Persimmons by Avah Dodson

I remember the first time I met you. I remember it because I thought you were weird.

But, if we’re being honest, who wouldn’t? Even fourth graders know that when you’re going around in a circle saying your favorite fruit, you say something common and normal. Strawberries. Apples. Peaches.

But no, you looked up with your tangled, floppy hair and your running fingers and said, persimmons, like you knew you were going to be the kid pushed down on the playground later. Like you knew simple fruits would always be beyond you, just like our little town, just like our rusted fourth-grade classroom and its threadbare carpet. Your fingers constantly moved, picking at the loose threads of that carpet. I saw your hangnails from across the room; your left thumb was already bleeding. I remember looking down at my own chewed nails and being angry at myself. I didn’t want to be anything like you.

You were weird.

The second time I met you was a month later, on the playground after school, once all the other kids had gone home. I’d pretended to lose my red jacket by the monkey bars so I could have an excuse to be late if Mom forgot to pick me up. You’d crouched in the tanbark clutching a baby bird to your chest. It was dying, the kind of death even a fourth grader could see, shadowed in its crooked wings and the flies buzzing around it like they knew its flesh would empty soon enough.

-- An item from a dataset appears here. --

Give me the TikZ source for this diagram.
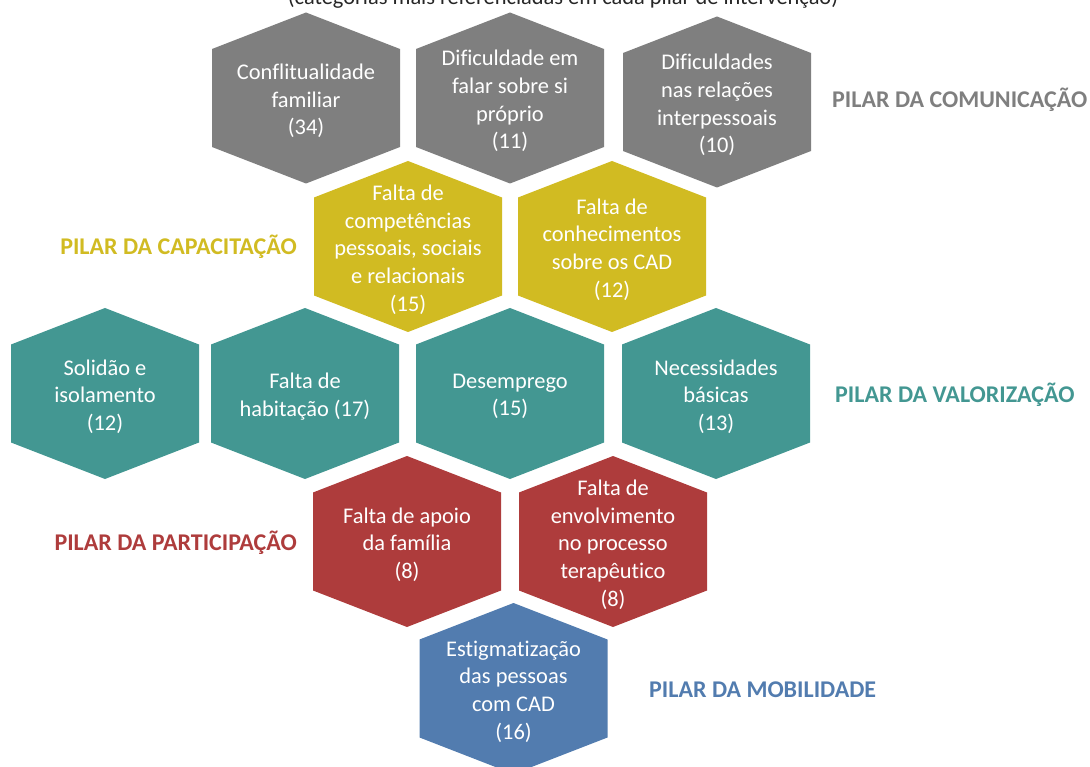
\documentclass[tikz,border=0pt]{standalone}
\usepackage{fontspec}
\setmainfont{Carlito}[Ligatures=NoCommon]
\definecolor{cgray}{HTML}{7F7F7F}
\definecolor{cyellow}{HTML}{D1BB22}
\definecolor{cteal}{HTML}{439792}
\definecolor{cred}{HTML}{AE3C3C}
\definecolor{cblue}{HTML}{527CAF}
\definecolor{ctitle}{HTML}{262626}
\tikzset{
  hextext/.style={text=white, align=center, inner sep=0pt, yshift=-3pt,
    font=\fontsize{22.4}{27.7}\selectfont},
  pillab/.style={inner sep=0pt, font=\fontsize{24}{28}\selectfont\bfseries},
}
\newcommand{\hexcell}[5]{%
  \path[fill=#4] (#2,#3) ++(-94,-49) -- ++(94,-36.5) -- ++(94,36.5)
    -- ++(0,98) -- ++(-94,36.5) -- ++(-94,-36.5) -- cycle;
  \node[hextext] (#1) at (#2,#3) {#5};%
}
\begin{document}
\begin{tikzpicture}[x=1pt,y=-1pt]
\useasboundingbox (0,0) rectangle (1090,767);
\node[anchor=base, text=ctitle, inner sep=0pt, font=\fontsize{22.4}{27}\selectfont] (title) at (563,5)
  {(categorias mais referenciadas em cada pilar de intervenção)};
% row 1
\hexcell{h1}{306}{98}{cgray}{Conflitualidade\\familiar\\(34)}
\hexcell{h2}{510}{98}{cgray}{Dificuldade em\\falar sobre si\\próprio\\(11)}
\hexcell{h3}{717}{102}{cgray}{Dificuldades\\nas relações\\interpessoais\\(10)}
% row 2
\hexcell{h4}{408}{246.5}{cyellow}{Falta de\\competências\\pessoais, sociais\\e relacionais\\(15)}
\hexcell{h5}{612}{246.5}{cyellow}{Falta de\\conhecimentos\\sobre os CAD\\(12)}
% row 3
\hexcell{h6}{105}{393.5}{cteal}{Solidão e\\isolamento\\(12)}
\hexcell{h7}{305}{393.5}{cteal}{Falta de\\habitação (17)}
\hexcell{h8}{510}{393.5}{cteal}{Desemprego\\(15)}
\hexcell{h9}{716}{393.5}{cteal}{Necessidades\\básicas\\(13)}
% row 4
\hexcell{h10}{407}{541.5}{cred}{Falta de apoio\\da família\\(8)}
\hexcell{h11}{613}{541.5}{cred}{Falta de\\envolvimento\\no processo\\terapêutico\\(8)}
% row 5
\hexcell{h12}{513.5}{688.5}{cblue}{Estigmatização\\das pessoas\\com CAD\\(16)}
% labels
\node[pillab, text=cgray, anchor=base west] (lcom) at (832,107.5) {PILAR DA COMUNICAÇÃO};
\node[pillab, text=cyellow, anchor=base east] (lcap) at (297,254.5) {PILAR DA CAPACITAÇÃO};
\node[pillab, text=cteal, anchor=base west] (lval) at (835,402.5) {PILAR DA VALORIZAÇÃO};
\node[pillab, text=cred, anchor=base east] (lpar) at (297,550.5) {PILAR DA PARTICIPAÇÃO};
\node[pillab, text=cblue, anchor=base west] (lmob) at (649,697.5) {PILAR DA MOBILIDADE};
\end{tikzpicture}
\end{document}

Don’t touch it, I said to you, feeling stupid, but you looked at me, and all I could think was that you must have been peering into another world. Your cheeks were wet from tears, and your knees were cut from digging into the tanbark. You just clutched the bird closer to your chest like your heart was breaking.

My heart broke too, then, a little bit, because little birds should not know death so young and neither should little boys.

I asked you why you even cared, and you told me, because no one else will. And then, I saw in you a certain kind of goodness to love things that are unwanted: the kind that bears its teeth like steel, the kind that has you stand vigil over a bird as it shivers and dies, because it is a sad thing, to be your only mourner, to not have anyone to hold you as you grow cold. I thought you must have been what death looked like, but I didn’t say it out loud. I will never say enough of my thoughts about you out loud.

You stood there until your tears had seeped into the soil, and it was only then, after you wordlessly handed me my red jacket with a glance that made me feel like a persimmon with its skin peeled off, like a threadbare carpet picked apart, that you told me your name.

The third time I met you, we were laughing at the Star Wars posters you’d hung up when you were a kid and obsessed with Mace Windu and never got around to taking down. We laughed until the front door slammed, and your face went white in the way that I knew to hold my breath. You grabbed my hand and whispered, come on, and we climbed through the fire escape to the roof. I stayed quiet because I knew about being scared to bring people home because you didn’t know whether your mom was having a good day or a bad day, so I laid on my back with you and we made up stories about the constellations in the sky, shining heroes who fought battles against villains with claws and scales instead of skin and bones, heroes who got to come home after, and everyone was happy in the end. I asked you why you liked persimmons, and you told me persimmons taste different every time you try them. I laughed and asked why you would ever want that, and you said your greatest fear was that things would always stay the same. That was the night I first realized who you were, how you saw the world—as a place to climb out of, through the fire escape, to the stars.

The fourth time I held you as you sobbed in my arms outside the hospital lobby, your body shook like a leaf in a storm. I ran my fingers through your tangled hair and wrapped my arms over your back like I could hold you together with just my hands, hold you together as you shattered over and over again like a beer bottle thrown against a wall. I decided then that I loved you—this boy who breaks at the sight of dying birds and bent wings, who mourns the death of a father who cared with his fists and not his heart, who laughs at the sound of thunder and rain and smiles like sunlight, who loves persimmons because they are strange and unpredictable. You were my fire escape from the sounds of prescription bottles clinking on the counter and the look that entered my mother’s eyes on the days she wouldn’t get out of bed.

That night, I kissed you as if I were a girl who believed in love, and you kissed me back, and it was almost enough.

But I am the villain of the story, the monster on the hill, the one the hero must fight to win the battle and go home.

The next day, I woke up before you and saw the acceptance letter on the coffee table.

I begged you to stay. But you were always meant for more than our small town. You were always meant for more than me. You left me sitting at your table, looking out the window at the leafy tree in your backyard, dotted with orange persimmons.